Las Epístolas de Eneas Silvio Piccolomini (papa Pío II, 1405-1464), que podemos leer en las ediciones de sus obras (Basilea, 1531-1571), fueron recogidas por el propio autor en número de 414, pero no sin profundas modificaciones y cortes frecuentes, sugeridos por consideraciones oportunistas y preocupaciones retóricas, que alteraron notablemente su contextura original, la cual es, históricamente, bastante más interesante, sobre todo para el período en que el autor, adscrito a la cancillería del antipapa Félix V, defendió enérgicamente la autoridad del Concilio de Basilea que depuso al papa legítimo Eugenio IV.
Afortunadamente para nosotros, también la redacción original de las cartas nos ha sido conservada en algunos códices (cfr. Der Briefwechsel, 1431-1454, por R. Wolkan, Viena, 1909-1918, vols. 61, 62, 67 y 68 de las Fontes rerum Austriacarum). En la edición de las epístolas hecha por el propio autor, están incluidas, según el uso humanista, auténticos trataditos en forma epistolar, tales como la epístola pedagógica a Segismundo, duque del Tirol (1443), el De curialium miseriis a Giovanni de Eich (1444), la gran epístola al sultán Mahomet II para que se convierta al catolicismo y sea uno de los sostenes de la Iglesia. Interesantísima es la carta Sobre las miserias de la vida de la Corte [De curialium miseriis], motivo sobre el que vuelve a menudo, en particular en la epístola a Gaspar Schlick, canciller imperial, Sobre la incierta condición de los cortesanos [De incertu curialium statu]. El que vive en la corte es desgraciado, nunca podrá alcanzar bien alguno que valga la pena: «Las riquezas verdaderas no se hallan junto al rey, y si se hallasen, son tales que más valiera no haberlas hallado».
Los honores no son más fáciles de conquistar que las riquezas: «dos son las clases de honores: los de los buenos y los de los muchos. El que busca cerca del rey los primeros, es un loco, porque el honor verdadero no puede hallarse donde no reina la virtud. Quien busca los otros honores, es todavía más loco, porque busca una cosa dañosa, viciosa,, inestable e incierta». Pero la potencia retórica del gran humanista se eleva sobre todo cuando entran en juego intereses profundos. Ante la victoria del sultán, que en Constantinopla ha abatido los últimos restos del Imperio, exhorta a los príncipes a la cruzada.

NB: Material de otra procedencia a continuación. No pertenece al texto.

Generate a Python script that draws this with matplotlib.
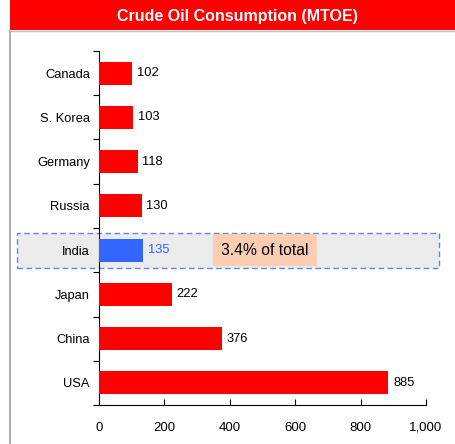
import matplotlib.pyplot as plt
from matplotlib.patches import Rectangle
from matplotlib.lines import Line2D
from matplotlib.ticker import FuncFormatter

plt.rcParams['font.family'] = ['Liberation Sans', 'DejaVu Sans']

countries = ["USA", "China", "Japan", "India", "Russia", "Germany", "S. Korea", "Canada"]
consumption = [885, 376, 222, 135, 130, 118, 103, 102]
highlight = "India"
note = "3.4% of total"

fig = plt.figure(figsize=(4.56, 4.44), dpi=100)

# title banner and frame
fig.patches.append(Rectangle((10 / 456, 1 - 30 / 444), 1, 30 / 444, transform=fig.transFigure,
                             facecolor="#FF0000", edgecolor="none"))
fig.text(0.52, 1 - 16 / 444, "Crude Oil Consumption (MTOE)", color="white", fontsize=11.5,
         fontweight="bold", ha="center", va="center")
fig.lines.append(Line2D([10 / 456, 10 / 456], [0, 1 - 30 / 444], transform=fig.transFigure,
                        color="#A0A0A0", lw=1.2))
fig.lines.append(Line2D([10 / 456, 1], [1 - 31 / 444, 1 - 31 / 444], transform=fig.transFigure,
                        color="#C0C0C0", lw=1.0))

ax = fig.add_axes([99 / 456, 1 - 405 / 444, 327 / 456, 354 / 444])
ax.set_facecolor("none")
ypos = list(range(len(countries)))
colors = ["#3366FF" if c == highlight else "#FF0000" for c in countries]
ax.barh(ypos, consumption, height=0.52, color=colors, zorder=3)

for y, v, c in zip(ypos, consumption, countries):
    ax.text(v + 15, y, str(v), va="center", ha="left", fontsize=9.3,
            color="#3366FF" if c == highlight else "black", zorder=4)

hi = countries.index(highlight)
# highlight band (extends beyond the axes)
band = Rectangle((17 / 456, 1 - 268 / 444), 422 / 456, 35 / 444, transform=fig.transFigure,
                 facecolor="#EBEBEB", edgecolor="#5B85F0", linestyle=(0, (4, 2.5)), lw=1.0,
                 zorder=1, clip_on=False)
ax.add_patch(band)
ax.text(508, hi, note, ha="center", va="center", fontsize=11.3, zorder=4,
        bbox=dict(boxstyle="square,pad=0.55", facecolor="#FCCDB3", edgecolor="none"))

ax.set_xlim(0, 1000)
ax.set_ylim(-0.5, len(countries) - 0.5)
ax.set_xticks(range(0, 1001, 200))
ax.xaxis.set_major_formatter(FuncFormatter(lambda v, p: f"{int(v):,}"))
ax.set_yticks(ypos)
ax.set_yticklabels(countries)
ax.set_yticks([i - 0.5 for i in range(len(countries) + 1)], minor=True)
ax.tick_params(axis="y", which="major", length=0, pad=6.5, labelsize=9.3)
ax.tick_params(axis="y", which="minor", length=4, direction="out", width=0.8)
ax.tick_params(axis="x", length=4, direction="in", width=0.8, labelsize=9.5, pad=12)
for s in ["top", "right"]:
    ax.spines[s].set_visible(False)
ax.spines["left"].set_linewidth(0.8)
ax.spines["bottom"].set_linewidth(0.8)

fig.savefig("out.png", dpi=100)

Él, que vivía en el culto de la civilización clásica, de la grandeza de Roma y de Atenas, de la verdad de Cristo, del trono de San Pedro, incitaba sin reposo a la defensa del patrimonio cultural de Occidente frente a la peligrosa marea que avanzaba por Oriente. Sin embargo, ante la sorda indiferencia de los príncipes cristianos, frente a envidias y discordias, un ideal humano más elevado y el sueño humanista de la paz universal le inspiraron la espléndida apología del Cristianismo que constituye el núcleo de la carta a Mahomet II. En ella vibra también, abierta y sincera, la admiración por el gran capitán y el deseo de que en la paz religiosa encuentre la humanidad el descanso de tantas luchas.
La «humanitas» del siglo XV, que no reconoce esclavos, que no conoce distinciones o inferioridad de razas, que en el hombre ve sólo al hombre, sueña con una nueva humanidad verdaderamente redimida por la religión de Cristo, Dios y Hombre. Pero junto a. las grandes epístolas, a las actas del pontífice romano, viven y vibran las cartas familiares, las cartas a los amigos. Campea en todas ellas el admirable estilo de Piccolomini. En ellas habla al padre de un niño recién nacido; consuela al amigo por la fuga de su amante; describe las inundaciones del Danubio o una granizada en la que las piedras eran gruesas como huevos. Habla de Vegio y de Bruni; diserta sobre típicos temas humanísticos, sobre la fortuna o sobre la fama. En estas páginas surge el hombre, fino, culto, espiritual; hablan los amigos, las grandes figuras históricas; viven los paisajes de toda Europa, alienta toda la vida de su siglo, la de los grandes acontecimientos históricos y la de la vida cotidiana, sin los cuales la historia pierde sabor y relieve. Y sobre ello, domina el interés humano y la historia humana, que son los rasgos más característicos de la naciente cultura renacentista.